GIVEN EXERCISE: Leave out every picture, and retype exactly the lines from the line with "Reproduce this chart with Apache ECharts." through the line with "color: '#000', width: 1.6", both ends included.

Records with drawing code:
◇ ◇ ◇ ◇
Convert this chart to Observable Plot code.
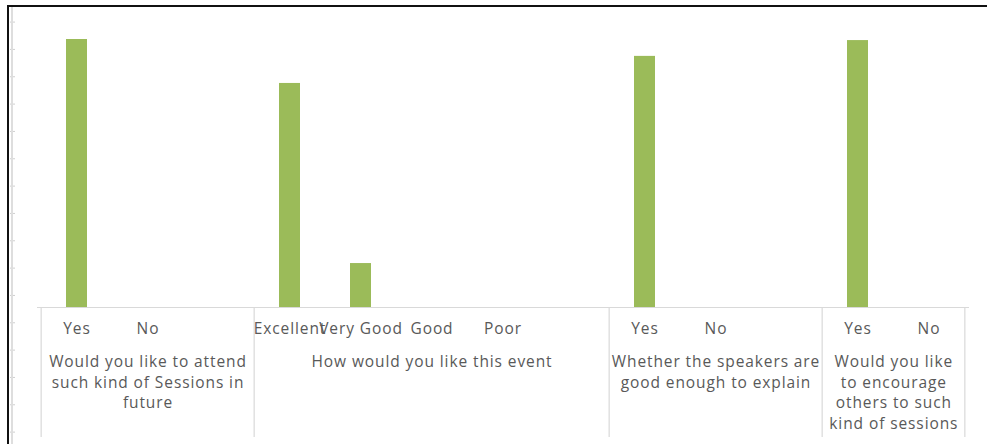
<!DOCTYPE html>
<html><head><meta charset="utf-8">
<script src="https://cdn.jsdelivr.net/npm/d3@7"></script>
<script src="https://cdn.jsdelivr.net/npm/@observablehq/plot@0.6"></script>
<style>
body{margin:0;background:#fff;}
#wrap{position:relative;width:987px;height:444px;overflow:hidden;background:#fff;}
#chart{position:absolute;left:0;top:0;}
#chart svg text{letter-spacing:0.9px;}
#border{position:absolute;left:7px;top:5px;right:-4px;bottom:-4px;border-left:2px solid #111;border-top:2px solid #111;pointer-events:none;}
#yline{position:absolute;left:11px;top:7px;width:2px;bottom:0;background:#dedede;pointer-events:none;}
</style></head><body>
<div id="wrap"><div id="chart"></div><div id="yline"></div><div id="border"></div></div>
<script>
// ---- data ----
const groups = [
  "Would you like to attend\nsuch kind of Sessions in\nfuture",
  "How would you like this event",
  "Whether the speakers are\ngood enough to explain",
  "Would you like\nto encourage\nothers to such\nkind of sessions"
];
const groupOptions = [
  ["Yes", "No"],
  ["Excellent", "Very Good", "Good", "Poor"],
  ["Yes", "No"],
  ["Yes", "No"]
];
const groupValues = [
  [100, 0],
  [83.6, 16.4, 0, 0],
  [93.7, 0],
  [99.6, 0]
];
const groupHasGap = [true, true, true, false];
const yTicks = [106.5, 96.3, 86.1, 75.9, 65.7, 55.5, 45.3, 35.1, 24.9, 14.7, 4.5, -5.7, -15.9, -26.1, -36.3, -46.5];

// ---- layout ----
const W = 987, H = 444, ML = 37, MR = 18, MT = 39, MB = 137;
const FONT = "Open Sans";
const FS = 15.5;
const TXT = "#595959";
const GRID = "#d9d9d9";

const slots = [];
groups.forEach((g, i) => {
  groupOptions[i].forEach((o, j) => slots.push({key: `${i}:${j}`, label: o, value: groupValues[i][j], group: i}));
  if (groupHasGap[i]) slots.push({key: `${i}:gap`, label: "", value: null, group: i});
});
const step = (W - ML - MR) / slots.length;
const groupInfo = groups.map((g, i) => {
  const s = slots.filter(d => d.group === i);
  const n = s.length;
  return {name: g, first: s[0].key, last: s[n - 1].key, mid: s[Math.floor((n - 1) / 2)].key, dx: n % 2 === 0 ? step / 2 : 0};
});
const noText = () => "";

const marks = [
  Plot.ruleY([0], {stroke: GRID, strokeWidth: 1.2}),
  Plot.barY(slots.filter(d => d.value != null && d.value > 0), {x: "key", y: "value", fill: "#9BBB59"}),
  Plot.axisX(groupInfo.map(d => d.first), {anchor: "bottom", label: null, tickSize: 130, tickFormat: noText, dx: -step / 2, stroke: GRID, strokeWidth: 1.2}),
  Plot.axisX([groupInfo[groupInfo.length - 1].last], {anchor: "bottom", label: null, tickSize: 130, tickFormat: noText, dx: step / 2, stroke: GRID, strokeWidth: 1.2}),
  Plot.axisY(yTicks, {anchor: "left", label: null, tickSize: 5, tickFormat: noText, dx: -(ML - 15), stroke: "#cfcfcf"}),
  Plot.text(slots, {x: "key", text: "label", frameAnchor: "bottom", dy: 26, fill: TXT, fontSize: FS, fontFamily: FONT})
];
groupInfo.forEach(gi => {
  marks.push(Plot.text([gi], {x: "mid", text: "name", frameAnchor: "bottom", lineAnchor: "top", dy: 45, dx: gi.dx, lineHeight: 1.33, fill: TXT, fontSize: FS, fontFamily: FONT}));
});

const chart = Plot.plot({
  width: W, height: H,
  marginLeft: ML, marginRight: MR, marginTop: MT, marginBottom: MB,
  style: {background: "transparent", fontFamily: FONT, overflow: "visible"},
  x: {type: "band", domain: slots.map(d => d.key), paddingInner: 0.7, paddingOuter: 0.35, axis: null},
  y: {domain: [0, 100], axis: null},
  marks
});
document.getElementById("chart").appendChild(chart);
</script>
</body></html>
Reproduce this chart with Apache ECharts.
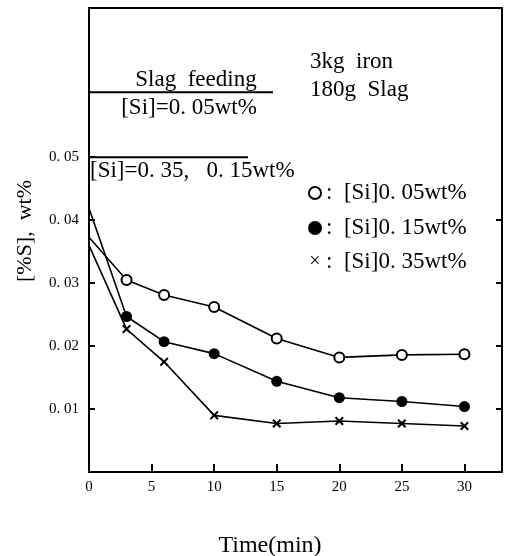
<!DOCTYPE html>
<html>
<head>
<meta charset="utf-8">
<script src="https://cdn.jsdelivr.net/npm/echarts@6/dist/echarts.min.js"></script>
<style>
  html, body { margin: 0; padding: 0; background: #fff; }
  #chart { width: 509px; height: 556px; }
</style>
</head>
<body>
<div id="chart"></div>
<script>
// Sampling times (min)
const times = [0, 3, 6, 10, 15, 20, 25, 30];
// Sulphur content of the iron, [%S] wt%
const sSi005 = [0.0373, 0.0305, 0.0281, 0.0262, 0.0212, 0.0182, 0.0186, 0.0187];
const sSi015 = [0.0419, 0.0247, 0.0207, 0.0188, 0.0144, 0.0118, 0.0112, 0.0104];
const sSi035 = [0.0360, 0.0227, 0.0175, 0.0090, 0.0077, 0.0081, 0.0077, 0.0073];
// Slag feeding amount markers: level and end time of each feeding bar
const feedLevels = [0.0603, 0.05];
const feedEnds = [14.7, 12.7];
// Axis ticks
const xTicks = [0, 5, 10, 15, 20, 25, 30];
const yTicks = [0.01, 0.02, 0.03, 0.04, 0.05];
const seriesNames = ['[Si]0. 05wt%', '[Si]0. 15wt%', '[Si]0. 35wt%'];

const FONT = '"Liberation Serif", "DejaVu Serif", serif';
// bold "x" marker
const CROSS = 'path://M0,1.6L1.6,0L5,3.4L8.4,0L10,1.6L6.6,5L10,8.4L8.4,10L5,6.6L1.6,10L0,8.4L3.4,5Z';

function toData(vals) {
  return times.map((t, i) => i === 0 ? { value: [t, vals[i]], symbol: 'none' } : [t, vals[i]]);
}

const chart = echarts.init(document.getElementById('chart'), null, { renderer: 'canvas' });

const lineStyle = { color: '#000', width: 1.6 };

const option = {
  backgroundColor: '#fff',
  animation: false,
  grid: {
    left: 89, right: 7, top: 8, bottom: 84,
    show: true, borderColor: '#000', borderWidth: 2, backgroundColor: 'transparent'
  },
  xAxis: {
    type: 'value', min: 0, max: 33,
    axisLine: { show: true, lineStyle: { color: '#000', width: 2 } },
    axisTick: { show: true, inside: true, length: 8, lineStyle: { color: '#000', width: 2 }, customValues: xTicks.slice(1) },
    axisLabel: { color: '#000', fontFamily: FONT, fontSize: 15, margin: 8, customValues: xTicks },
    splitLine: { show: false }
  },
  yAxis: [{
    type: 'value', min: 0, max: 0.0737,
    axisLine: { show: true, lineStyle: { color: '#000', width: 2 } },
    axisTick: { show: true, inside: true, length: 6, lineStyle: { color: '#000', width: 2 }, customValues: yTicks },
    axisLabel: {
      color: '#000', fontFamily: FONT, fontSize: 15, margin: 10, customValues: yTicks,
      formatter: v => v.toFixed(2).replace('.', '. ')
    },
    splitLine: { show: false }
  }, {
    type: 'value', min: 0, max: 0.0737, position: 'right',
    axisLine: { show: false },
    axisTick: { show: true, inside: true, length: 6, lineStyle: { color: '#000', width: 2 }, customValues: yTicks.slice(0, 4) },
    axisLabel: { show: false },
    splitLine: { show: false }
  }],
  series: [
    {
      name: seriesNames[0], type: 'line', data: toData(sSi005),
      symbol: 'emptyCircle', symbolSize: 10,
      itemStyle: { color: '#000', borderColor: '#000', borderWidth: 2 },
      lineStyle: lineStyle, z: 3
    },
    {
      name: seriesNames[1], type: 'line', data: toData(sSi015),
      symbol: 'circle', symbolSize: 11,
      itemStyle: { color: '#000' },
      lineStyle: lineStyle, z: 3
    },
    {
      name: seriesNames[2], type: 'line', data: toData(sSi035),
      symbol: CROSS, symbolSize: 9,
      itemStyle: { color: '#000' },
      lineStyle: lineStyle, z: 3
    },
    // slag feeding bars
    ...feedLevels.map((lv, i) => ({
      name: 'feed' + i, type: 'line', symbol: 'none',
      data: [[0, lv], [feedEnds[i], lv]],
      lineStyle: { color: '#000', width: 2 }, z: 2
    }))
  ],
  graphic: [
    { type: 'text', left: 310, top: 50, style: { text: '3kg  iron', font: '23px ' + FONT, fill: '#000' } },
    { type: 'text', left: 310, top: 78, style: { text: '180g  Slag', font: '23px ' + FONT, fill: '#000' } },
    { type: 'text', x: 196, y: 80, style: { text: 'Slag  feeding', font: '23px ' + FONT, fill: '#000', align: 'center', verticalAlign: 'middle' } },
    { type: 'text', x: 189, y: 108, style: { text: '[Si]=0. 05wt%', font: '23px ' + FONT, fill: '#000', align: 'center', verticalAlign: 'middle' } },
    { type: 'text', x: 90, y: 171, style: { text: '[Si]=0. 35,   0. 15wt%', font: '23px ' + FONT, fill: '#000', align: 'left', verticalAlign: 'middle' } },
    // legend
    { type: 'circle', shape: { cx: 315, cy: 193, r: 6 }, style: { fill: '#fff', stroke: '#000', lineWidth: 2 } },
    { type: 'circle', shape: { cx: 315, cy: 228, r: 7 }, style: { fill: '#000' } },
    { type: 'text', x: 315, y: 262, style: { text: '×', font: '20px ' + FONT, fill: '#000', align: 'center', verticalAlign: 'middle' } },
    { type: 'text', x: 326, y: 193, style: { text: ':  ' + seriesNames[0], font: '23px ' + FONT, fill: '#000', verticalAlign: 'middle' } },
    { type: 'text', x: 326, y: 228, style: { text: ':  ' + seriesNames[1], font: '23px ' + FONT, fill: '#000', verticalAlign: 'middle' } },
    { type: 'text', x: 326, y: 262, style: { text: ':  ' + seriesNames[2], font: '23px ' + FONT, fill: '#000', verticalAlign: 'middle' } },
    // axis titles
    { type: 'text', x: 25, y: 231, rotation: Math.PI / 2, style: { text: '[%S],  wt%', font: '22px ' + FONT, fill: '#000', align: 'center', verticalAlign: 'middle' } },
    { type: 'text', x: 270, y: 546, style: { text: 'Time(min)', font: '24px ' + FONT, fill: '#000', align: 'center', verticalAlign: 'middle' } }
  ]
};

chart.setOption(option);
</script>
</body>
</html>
◇ ◇ ◇ ◇
RESPONSE BELOW:
Reproduce this chart with Apache ECharts.
<!DOCTYPE html>
<html>
<head>
<meta charset="utf-8">
<script src="https://cdn.jsdelivr.net/npm/echarts@6/dist/echarts.min.js"></script>
<style>
  html, body { margin: 0; padding: 0; background: #fff; }
  #chart { width: 509px; height: 556px; }
</style>
</head>
<body>
<div id="chart"></div>
<script>
// Sampling times (min)
const times = [0, 3, 6, 10, 15, 20, 25, 30];
// Sulphur content of the iron, [%S] wt%
const sSi005 = [0.0373, 0.0305, 0.0281, 0.0262, 0.0212, 0.0182, 0.0186, 0.0187];
const sSi015 = [0.0419, 0.0247, 0.0207, 0.0188, 0.0144, 0.0118, 0.0112, 0.0104];
const sSi035 = [0.0360, 0.0227, 0.0175, 0.0090, 0.0077, 0.0081, 0.0077, 0.0073];
// Slag feeding amount markers: level and end time of each feeding bar
const feedLevels = [0.0603, 0.05];
const feedEnds = [14.7, 12.7];
// Axis ticks
const xTicks = [0, 5, 10, 15, 20, 25, 30];
const yTicks = [0.01, 0.02, 0.03, 0.04, 0.05];
const seriesNames = ['[Si]0. 05wt%', '[Si]0. 15wt%', '[Si]0. 35wt%'];

const FONT = '"Liberation Serif", "DejaVu Serif", serif';
// bold "x" marker
const CROSS = 'path://M0,1.6L1.6,0L5,3.4L8.4,0L10,1.6L6.6,5L10,8.4L8.4,10L5,6.6L1.6,10L0,8.4L3.4,5Z';

function toData(vals) {
  return times.map((t, i) => i === 0 ? { value: [t, vals[i]], symbol: 'none' } : [t, vals[i]]);
}

const chart = echarts.init(document.getElementById('chart'), null, { renderer: 'canvas' });

const lineStyle = { color: '#000', width: 1.6 };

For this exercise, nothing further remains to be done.